Do this>
Leave out the pictures and reproduce all of the data exactly.

>>>

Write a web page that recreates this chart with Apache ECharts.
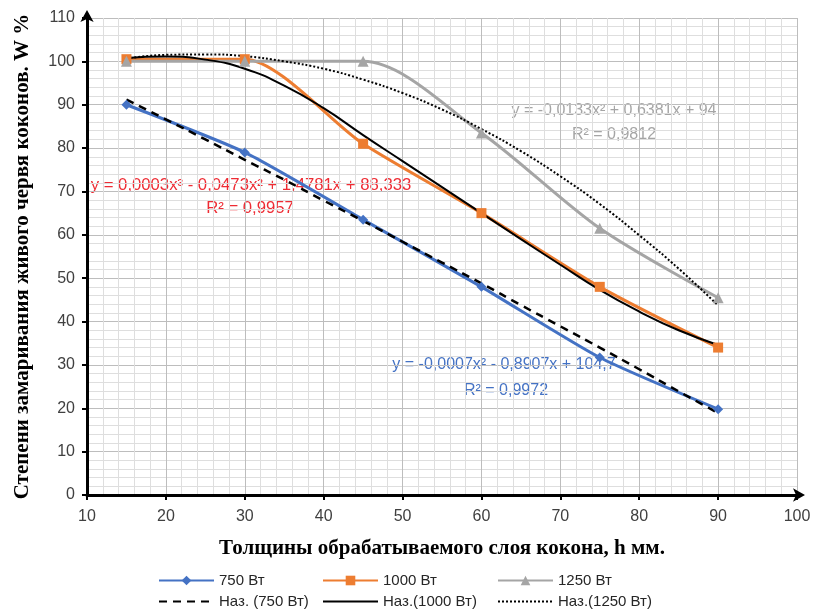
<!DOCTYPE html>
<html>
<head>
<meta charset="utf-8">
<script src="https://cdn.jsdelivr.net/npm/echarts@6/dist/echarts.min.js"></script>
<style>
  html, body { margin: 0; padding: 0; background: #fff; }
  #chart { width: 818px; height: 609px; }
</style>
</head>
<body>
<div id="chart"></div>
<script>
// толщина слоя, мм
var xValues = [15, 30, 45, 60, 75, 90];
// измерения
var w750 = [90, 79, 63.5, 48, 31.7, 19.8];
var w1000 = [100.5, 100.5, 81, 65, 48, 34];
var w1250 = [100, 100, 100, 83.5, 61.5, 45.5];
// линии тренда
var trendX = [15, 20, 25, 30, 35, 40, 45, 50, 55, 60, 65, 70, 75, 80, 85, 90];
var trend750 = [91.2, 86.6, 82.0, 77.3, 72.7, 67.9, 63.2, 58.4, 53.6, 48.8, 43.8, 38.9, 34.0, 29.0, 23.9, 18.9];
var trend1000 = [100.8, 101.1, 100.4, 98.3, 94.4, 89.2, 83.0, 77.0, 71.0, 65.0, 59.0, 53.1, 47.3, 42.3, 38.0, 34.6];
var trend1250 = [100.6, 101.5, 101.6, 101.2, 100.0, 98.3, 95.8, 92.7, 88.9, 84.4, 79.3, 73.5, 67.1, 59.9, 52.2, 43.7];

function pairs(xs, ys) {
    return xs.map(function (x, i) { return [x, ys[i]]; });
}

var sansFont = '"Liberation Sans", Arial, sans-serif';
var serifFont = '"Liberation Serif", "DejaVu Serif", serif';

var legendText = { fontFamily: sansFont, fontSize: 15, color: '#262626' };
var noMarker = { color: 'rgba(0,0,0,0)', borderWidth: 0 };

// одна легенда на каждую запись, чтобы колонки стояли как в оригинале
function legendItem(left, top, name, isTrend) {
    return {
        left: left,
        top: top,
        padding: 0,
        itemWidth: 55,
        itemHeight: 12,
        textStyle: legendText,
        data: [isTrend ? { name: name, itemStyle: noMarker } : name]
    };
}

var option = {
    animation: false,
    backgroundColor: '#fff',
    grid: { left: 87, right: 21, top: 18, bottom: 114 },
    legend: [
        legendItem(158, 573, '750 Вт', false),
        legendItem(322, 573, '1000 Вт', false),
        legendItem(497, 573, '1250 Вт', false),
        legendItem(158, 594, 'Наз. (750 Вт)', true),
        legendItem(322, 594, 'Наз.(1000 Вт)', true),
        legendItem(497, 594, 'Наз.(1250 Вт)', true)
    ],
    xAxis: {
        type: 'value',
        min: 10,
        max: 100,
        interval: 10,
        name: 'Толщины обрабатываемого слоя кокона, h мм.',
        nameLocation: 'middle',
        nameGap: 43,
        nameTextStyle: { fontFamily: serifFont, fontWeight: 'bold', fontSize: 21, color: '#000' },
        axisLine: { show: true, lineStyle: { color: '#000', width: 3 }, symbol: ['none', 'arrow'], symbolSize: [10, 12], symbolOffset: [0, 8] },
        axisTick: { show: true, length: 5, lineStyle: { color: '#000', width: 2 } },
        axisLabel: { fontFamily: sansFont, fontSize: 16, color: '#404040', margin: 14 },
        splitLine: { show: true, lineStyle: { color: '#bdbdbd', width: 1 } },
        minorTick: { show: false, splitNumber: 5 },
        minorSplitLine: { show: true, lineStyle: { color: '#dedede', width: 1 } }
    },
    yAxis: {
        type: 'value',
        min: 0,
        max: 110,
        interval: 10,
        name: 'Степени замаривания живого червя коконов. W %',
        nameLocation: 'middle',
        nameRotate: 90,
        nameGap: 54,
        nameTextStyle: { fontFamily: serifFont, fontWeight: 'bold', fontSize: 21, color: '#000' },
        axisLine: { show: true, lineStyle: { color: '#000', width: 3 }, symbol: ['none', 'arrow'], symbolSize: [10, 12], symbolOffset: [0, 8] },
        axisTick: { show: true, length: 5, lineStyle: { color: '#000', width: 2 } },
        axisLabel: { fontFamily: sansFont, fontSize: 16, color: '#404040', margin: 12 },
        splitLine: { show: true, lineStyle: { color: '#bdbdbd', width: 1 } },
        minorTick: { show: false, splitNumber: 5 },
        minorSplitLine: { show: true, lineStyle: { color: '#dedede', width: 1 } }
    },
    series: [
        {
            name: '750 Вт', type: 'line', data: pairs(xValues, w750), smooth: 0.2,
            symbol: 'diamond', symbolSize: 10,
            itemStyle: { color: '#4472c4' }, lineStyle: { color: '#4472c4', width: 3 }
        },
        {
            name: '1000 Вт', type: 'line', data: pairs(xValues, w1000), smooth: 0.25,
            symbol: 'rect', symbolSize: 10,
            itemStyle: { color: '#ed7d31' }, lineStyle: { color: '#ed7d31', width: 3 }
        },
        {
            name: '1250 Вт', type: 'line', data: pairs(xValues, w1250), smooth: 0.3,
            symbol: 'triangle', symbolSize: 11,
            itemStyle: { color: '#a5a5a5' }, lineStyle: { color: '#a5a5a5', width: 3 }
        },
        {
            name: 'Наз. (750 Вт)', type: 'line', data: pairs(trendX, trend750), smooth: true,
            symbol: 'none', itemStyle: { color: '#000' },
            lineStyle: { color: '#000', width: 2.5, type: [8, 6] }
        },
        {
            name: 'Наз.(1000 Вт)', type: 'line', data: pairs(trendX, trend1000), smooth: true,
            symbol: 'none', itemStyle: { color: '#000' },
            lineStyle: { color: '#000', width: 2 }
        },
        {
            name: 'Наз.(1250 Вт)', type: 'line', data: pairs(trendX, trend1250), smooth: true,
            symbol: 'none', itemStyle: { color: '#000' },
            lineStyle: { color: '#000', width: 2, type: [2, 2] }
        }
    ],
    graphic: [
        { type: 'text', x: 251, y: 185, style: { text: 'y = 0,0003x³ - 0,0473x² + 1,4781x + 88,333', fill: '#ee2c34', font: '16.7px ' + sansFont, textAlign: 'center', textVerticalAlign: 'middle' } },
        { type: 'text', x: 250, y: 208, style: { text: 'R² = 0,9957', fill: '#ee2c34', font: '16.7px ' + sansFont, textAlign: 'center', textVerticalAlign: 'middle' } },
        { type: 'text', x: 614, y: 111, style: { text: 'y = -0,0133x² + 0,6381x + 94', fill: '#a5a5a5', font: '16px ' + sansFont, textAlign: 'center', textVerticalAlign: 'middle' } },
        { type: 'text', x: 614, y: 135, style: { text: 'R² = 0,9812', fill: '#a5a5a5', font: '16px ' + sansFont, textAlign: 'center', textVerticalAlign: 'middle' } },
        { type: 'text', x: 504, y: 365, style: { text: 'y = -0,0007x² - 0,8907x + 104,7', fill: '#4472c4', font: '16px ' + sansFont, textAlign: 'center', textVerticalAlign: 'middle' } },
        { type: 'text', x: 506, y: 391, style: { text: 'R² = 0,9972', fill: '#4472c4', font: '16px ' + sansFont, textAlign: 'center', textVerticalAlign: 'middle' } }
    ]
};

echarts.init(document.getElementById('chart')).setOption(option);
</script>
</body>
</html>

<<<

Solved exercise>
Write a web page that recreates this chart with Apache ECharts.
<!DOCTYPE html>
<html>
<head>
<meta charset="utf-8">
<script src="https://cdn.jsdelivr.net/npm/echarts@6/dist/echarts.min.js"></script>
<style>
  html, body { margin: 0; padding: 0; background: #fff; }
  #chart { width: 818px; height: 609px; }
</style>
</head>
<body>
<div id="chart"></div>
<script>
// толщина слоя, мм
var xValues = [15, 30, 45, 60, 75, 90];
// измерения
var w750 = [90, 79, 63.5, 48, 31.7, 19.8];
var w1000 = [100.5, 100.5, 81, 65, 48, 34];
var w1250 = [100, 100, 100, 83.5, 61.5, 45.5];
// линии тренда
var trendX = [15, 20, 25, 30, 35, 40, 45, 50, 55, 60, 65, 70, 75, 80, 85, 90];
var trend750 = [91.2, 86.6, 82.0, 77.3, 72.7, 67.9, 63.2, 58.4, 53.6, 48.8, 43.8, 38.9, 34.0, 29.0, 23.9, 18.9];
var trend1000 = [100.8, 101.1, 100.4, 98.3, 94.4, 89.2, 83.0, 77.0, 71.0, 65.0, 59.0, 53.1, 47.3, 42.3, 38.0, 34.6];
var trend1250 = [100.6, 101.5, 101.6, 101.2, 100.0, 98.3, 95.8, 92.7, 88.9, 84.4, 79.3, 73.5, 67.1, 59.9, 52.2, 43.7];

function pairs(xs, ys) {
    return xs.map(function (x, i) { return [x, ys[i]]; });
}

var sansFont = '"Liberation Sans", Arial, sans-serif';
var serifFont = '"Liberation Serif", "DejaVu Serif", serif';

var legendText = { fontFamily: sansFont, fontSize: 15, color: '#262626' };
var noMarker = { color: 'rgba(0,0,0,0)', borderWidth: 0 };

// одна легенда на каждую запись, чтобы колонки стояли как в оригинале
function legendItem(left, top, name, isTrend) {
    return {
        left: left,
        top: top,
        padding: 0,
        itemWidth: 55,
        itemHeight: 12,
        textStyle: legendText,
        data: [isTrend ? { name: name, itemStyle: noMarker } : name]
    };
}

var option = {
    animation: false,
    backgroundColor: '#fff',
    grid: { left: 87, right: 21, top: 18, bottom: 114 },
    legend: [
        legendItem(158, 573, '750 Вт', false),
        legendItem(322, 573, '1000 Вт', false),
        legendItem(497, 573, '1250 Вт', false),
        legendItem(158, 594, 'Наз. (750 Вт)', true),
        legendItem(322, 594, 'Наз.(1000 Вт)', true),
        legendItem(497, 594, 'Наз.(1250 Вт)', true)
    ],
    xAxis: {
        type: 'value',
        min: 10,
        max: 100,
        interval: 10,
        name: 'Толщины обрабатываемого слоя кокона, h мм.',
        nameLocation: 'middle',
        nameGap: 43,
        nameTextStyle: { fontFamily: serifFont, fontWeight: 'bold', fontSize: 21, color: '#000' },
        axisLine: { show: true, lineStyle: { color: '#000', width: 3 }, symbol: ['none', 'arrow'], symbolSize: [10, 12], symbolOffset: [0, 8] },
        axisTick: { show: true, length: 5, lineStyle: { color: '#000', width: 2 } },
        axisLabel: { fontFamily: sansFont, fontSize: 16, color: '#404040', margin: 14 },
        splitLine: { show: true, lineStyle: { color: '#bdbdbd', width: 1 } },
        minorTick: { show: false, splitNumber: 5 },
        minorSplitLine: { show: true, lineStyle: { color: '#dedede', width: 1 } }
    },
    yAxis: {
        type: 'value',
        min: 0,
        max: 110,
        interval: 10,
        name: 'Степени замаривания живого червя коконов. W %',
        nameLocation: 'middle',
        nameRotate: 90,
        nameGap: 54,
        nameTextStyle: { fontFamily: serifFont, fontWeight: 'bold', fontSize: 21, color: '#000' },
        axisLine: { show: true, lineStyle: { color: '#000', width: 3 }, symbol: ['none', 'arrow'], symbolSize: [10, 12], symbolOffset: [0, 8] },
        axisTick: { show: true, length: 5, lineStyle: { color: '#000', width: 2 } },
        axisLabel: { fontFamily: sansFont, fontSize: 16, color: '#404040', margin: 12 },
        splitLine: { show: true, lineStyle: { color: '#bdbdbd', width: 1 } },
        minorTick: { show: false, splitNumber: 5 },
        minorSplitLine: { show: true, lineStyle: { color: '#dedede', width: 1 } }
    },
    series: [
        {
            name: '750 Вт', type: 'line', data: pairs(xValues, w750), smooth: 0.2,
            symbol: 'diamond', symbolSize: 10,
            itemStyle: { color: '#4472c4' }, lineStyle: { color: '#4472c4', width: 3 }
        },
        {
            name: '1000 Вт', type: 'line', data: pairs(xValues, w1000), smooth: 0.25,
            symbol: 'rect', symbolSize: 10,
            itemStyle: { color: '#ed7d31' }, lineStyle: { color: '#ed7d31', width: 3 }
        },
        {
            name: '1250 Вт', type: 'line', data: pairs(xValues, w1250), smooth: 0.3,
            symbol: 'triangle', symbolSize: 11,
            itemStyle: { color: '#a5a5a5' }, lineStyle: { color: '#a5a5a5', width: 3 }
        },
        {
            name: 'Наз. (750 Вт)', type: 'line', data: pairs(trendX, trend750), smooth: true,
            symbol: 'none', itemStyle: { color: '#000' },
            lineStyle: { color: '#000', width: 2.5, type: [8, 6] }
        },
        {
            name: 'Наз.(1000 Вт)', type: 'line', data: pairs(trendX, trend1000), smooth: true,
            symbol: 'none', itemStyle: { color: '#000' },
            lineStyle: { color: '#000', width: 2 }
        },
        {
            name: 'Наз.(1250 Вт)', type: 'line', data: pairs(trendX, trend1250), smooth: true,
            symbol: 'none', itemStyle: { color: '#000' },
            lineStyle: { color: '#000', width: 2, type: [2, 2] }
        }
    ],
    graphic: [
        { type: 'text', x: 251, y: 185, style: { text: 'y = 0,0003x³ - 0,0473x² + 1,4781x + 88,333', fill: '#ee2c34', font: '16.7px ' + sansFont, textAlign: 'center', textVerticalAlign: 'middle' } },
        { type: 'text', x: 250, y: 208, style: { text: 'R² = 0,9957', fill: '#ee2c34', font: '16.7px ' + sansFont, textAlign: 'center', textVerticalAlign: 'middle' } },
        { type: 'text', x: 614, y: 111, style: { text: 'y = -0,0133x² + 0,6381x + 94', fill: '#a5a5a5', font: '16px ' + sansFont, textAlign: 'center', textVerticalAlign: 'middle' } },
        { type: 'text', x: 614, y: 135, style: { text: 'R² = 0,9812', fill: '#a5a5a5', font: '16px ' + sansFont, textAlign: 'center', textVerticalAlign: 'middle' } },
        { type: 'text', x: 504, y: 365, style: { text: 'y = -0,0007x² - 0,8907x + 104,7', fill: '#4472c4', font: '16px ' + sansFont, textAlign: 'center', textVerticalAlign: 'middle' } },
        { type: 'text', x: 506, y: 391, style: { text: 'R² = 0,9972', fill: '#4472c4', font: '16px ' + sansFont, textAlign: 'center', textVerticalAlign: 'middle' } }
    ]
};

echarts.init(document.getElementById('chart')).setOption(option);
</script>
</body>
</html>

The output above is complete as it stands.